* [Excerpted records]:

------------------------------------------------

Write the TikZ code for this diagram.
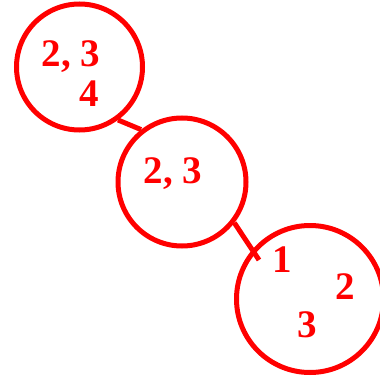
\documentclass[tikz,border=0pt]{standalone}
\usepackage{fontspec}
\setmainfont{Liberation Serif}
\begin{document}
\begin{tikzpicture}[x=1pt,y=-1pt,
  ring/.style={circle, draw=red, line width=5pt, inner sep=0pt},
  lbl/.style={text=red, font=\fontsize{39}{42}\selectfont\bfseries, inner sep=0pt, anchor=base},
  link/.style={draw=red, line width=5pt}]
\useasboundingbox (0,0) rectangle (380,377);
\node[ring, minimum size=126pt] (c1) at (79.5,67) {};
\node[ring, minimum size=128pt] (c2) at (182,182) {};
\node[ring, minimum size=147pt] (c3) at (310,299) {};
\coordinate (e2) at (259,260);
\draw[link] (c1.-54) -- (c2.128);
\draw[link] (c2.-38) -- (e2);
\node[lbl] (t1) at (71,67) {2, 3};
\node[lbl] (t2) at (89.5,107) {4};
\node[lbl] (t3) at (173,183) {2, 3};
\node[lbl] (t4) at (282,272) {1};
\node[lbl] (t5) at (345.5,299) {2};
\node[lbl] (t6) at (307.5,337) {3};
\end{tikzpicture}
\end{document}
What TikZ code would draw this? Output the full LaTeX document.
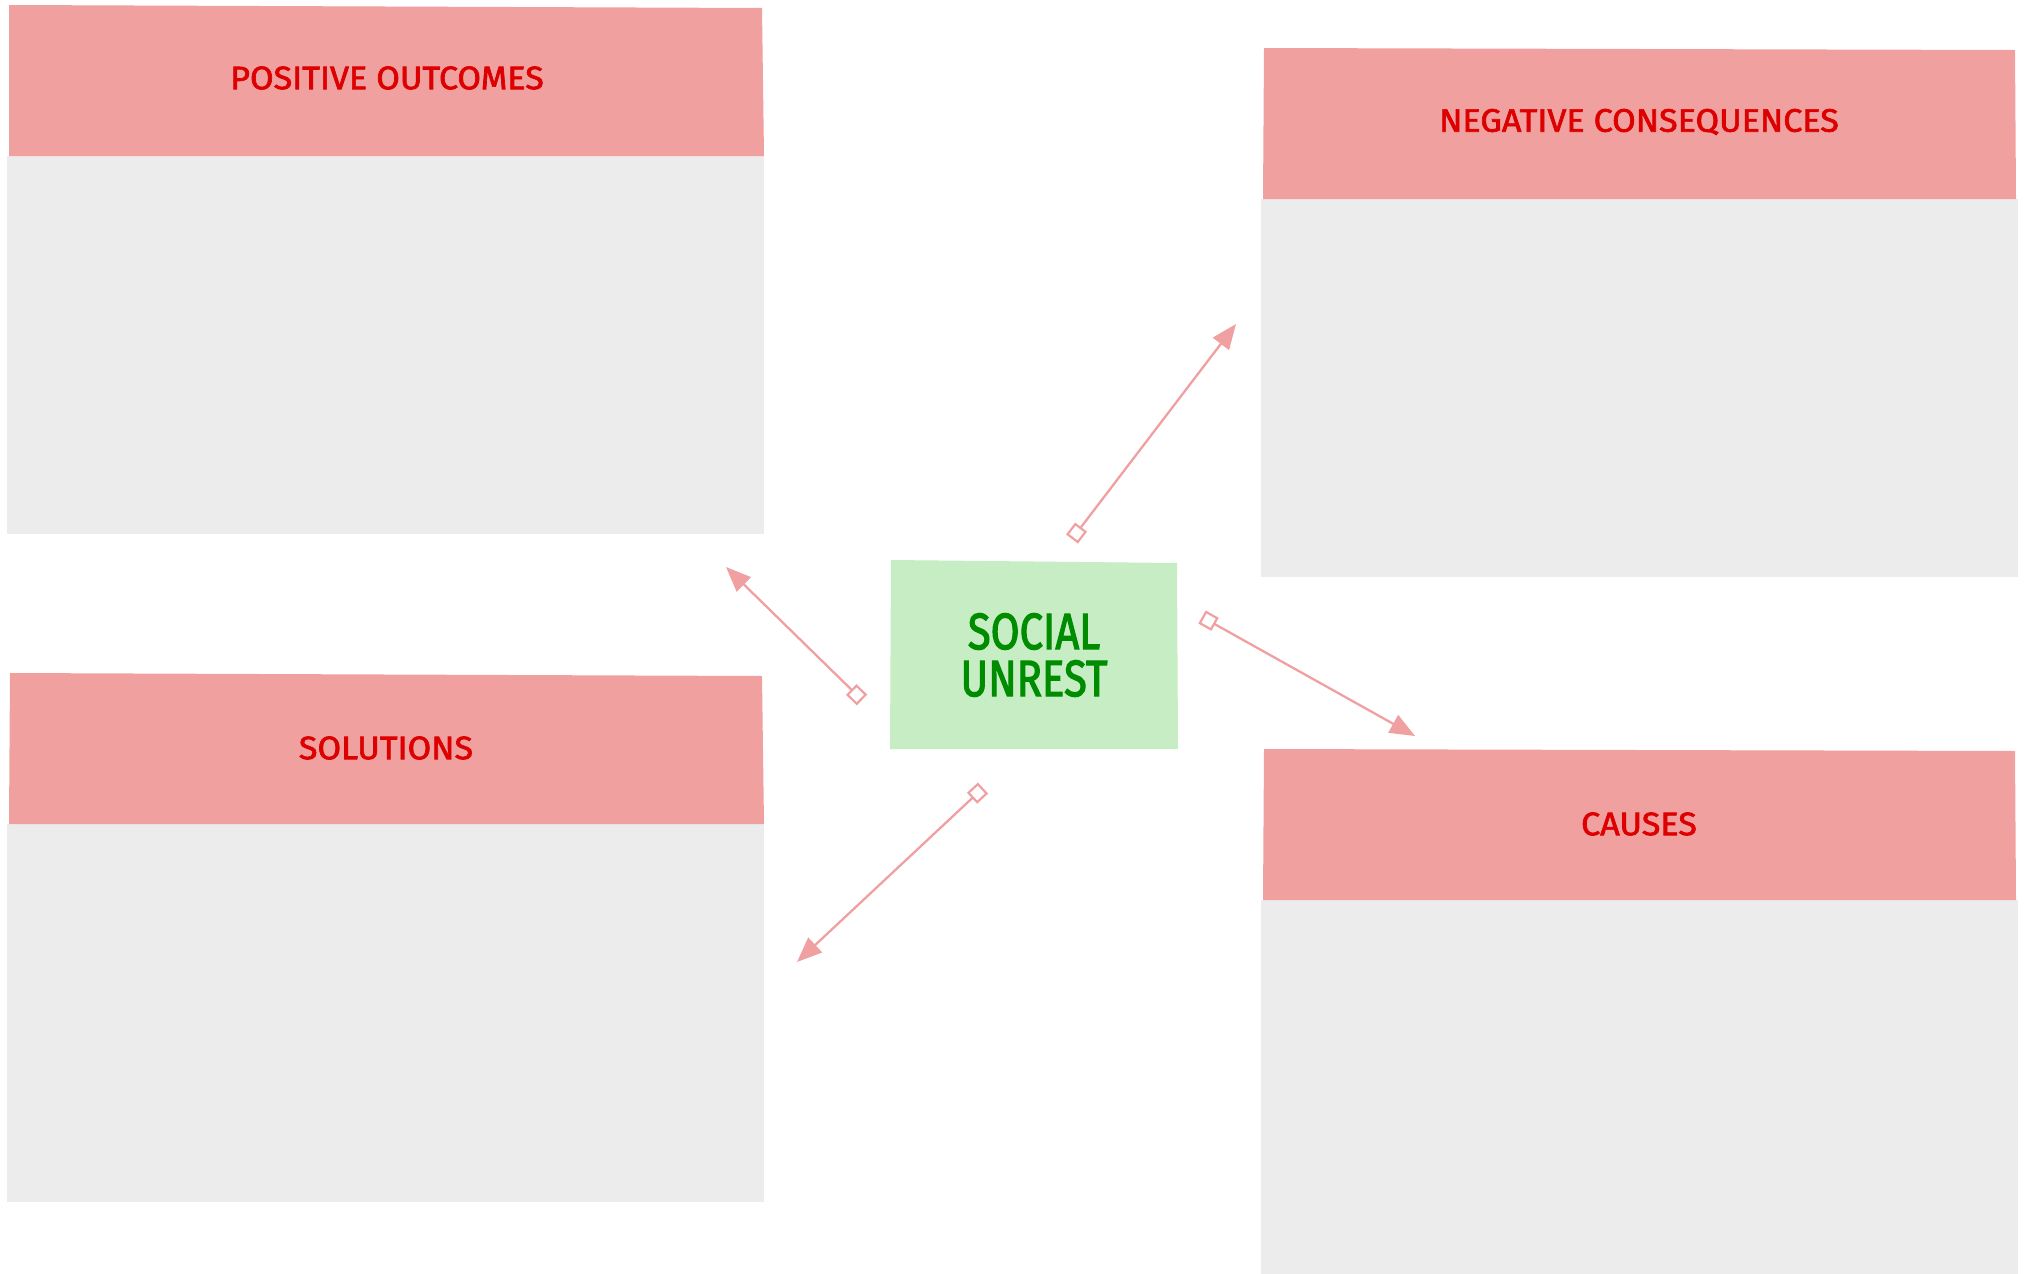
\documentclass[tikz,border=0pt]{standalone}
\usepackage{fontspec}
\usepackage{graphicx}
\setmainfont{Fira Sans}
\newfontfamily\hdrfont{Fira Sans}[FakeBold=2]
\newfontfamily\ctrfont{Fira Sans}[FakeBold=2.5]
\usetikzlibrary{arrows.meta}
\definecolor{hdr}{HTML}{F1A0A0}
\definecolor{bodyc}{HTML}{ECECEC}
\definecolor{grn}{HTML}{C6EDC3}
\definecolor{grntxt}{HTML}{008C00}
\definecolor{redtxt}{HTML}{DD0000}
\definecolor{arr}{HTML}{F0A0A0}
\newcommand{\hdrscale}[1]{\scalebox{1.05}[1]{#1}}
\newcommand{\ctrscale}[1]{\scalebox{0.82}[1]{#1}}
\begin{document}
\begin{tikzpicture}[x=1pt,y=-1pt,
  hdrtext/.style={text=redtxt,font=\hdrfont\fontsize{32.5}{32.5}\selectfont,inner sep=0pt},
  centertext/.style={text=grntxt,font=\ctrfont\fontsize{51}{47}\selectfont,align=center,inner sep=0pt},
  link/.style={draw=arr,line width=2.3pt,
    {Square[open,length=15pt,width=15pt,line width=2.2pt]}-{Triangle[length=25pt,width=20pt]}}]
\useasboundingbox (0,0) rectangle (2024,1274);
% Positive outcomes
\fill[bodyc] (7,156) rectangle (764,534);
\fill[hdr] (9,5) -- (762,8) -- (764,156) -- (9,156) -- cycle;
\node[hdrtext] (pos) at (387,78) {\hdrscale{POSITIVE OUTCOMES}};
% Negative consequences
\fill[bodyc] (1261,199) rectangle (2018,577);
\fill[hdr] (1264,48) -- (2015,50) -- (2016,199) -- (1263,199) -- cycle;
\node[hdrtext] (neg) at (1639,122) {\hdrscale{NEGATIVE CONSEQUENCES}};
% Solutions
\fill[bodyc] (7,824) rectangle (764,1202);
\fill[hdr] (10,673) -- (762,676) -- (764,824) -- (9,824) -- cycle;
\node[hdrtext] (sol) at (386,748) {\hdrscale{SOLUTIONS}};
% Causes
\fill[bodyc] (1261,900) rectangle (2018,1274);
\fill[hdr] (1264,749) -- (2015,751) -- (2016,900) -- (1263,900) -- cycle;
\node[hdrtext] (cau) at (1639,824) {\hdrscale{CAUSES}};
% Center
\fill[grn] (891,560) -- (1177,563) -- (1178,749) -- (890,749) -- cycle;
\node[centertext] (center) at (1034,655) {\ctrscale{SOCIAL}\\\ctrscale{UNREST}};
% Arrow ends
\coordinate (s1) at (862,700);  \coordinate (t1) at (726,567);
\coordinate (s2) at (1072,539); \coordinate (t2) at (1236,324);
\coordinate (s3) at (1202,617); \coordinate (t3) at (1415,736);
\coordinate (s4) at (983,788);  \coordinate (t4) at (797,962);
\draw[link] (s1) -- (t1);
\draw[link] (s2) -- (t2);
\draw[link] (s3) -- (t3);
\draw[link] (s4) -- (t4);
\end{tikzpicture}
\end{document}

------------------------------------------------

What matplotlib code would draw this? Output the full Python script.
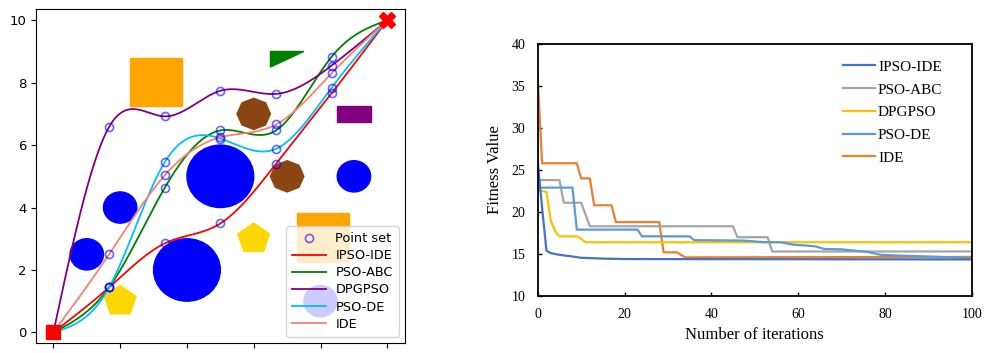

------------------------------------------------

* [Directions for this task]:
Give only the number of lines in the records that include the word "would".

* [Answer below]:
2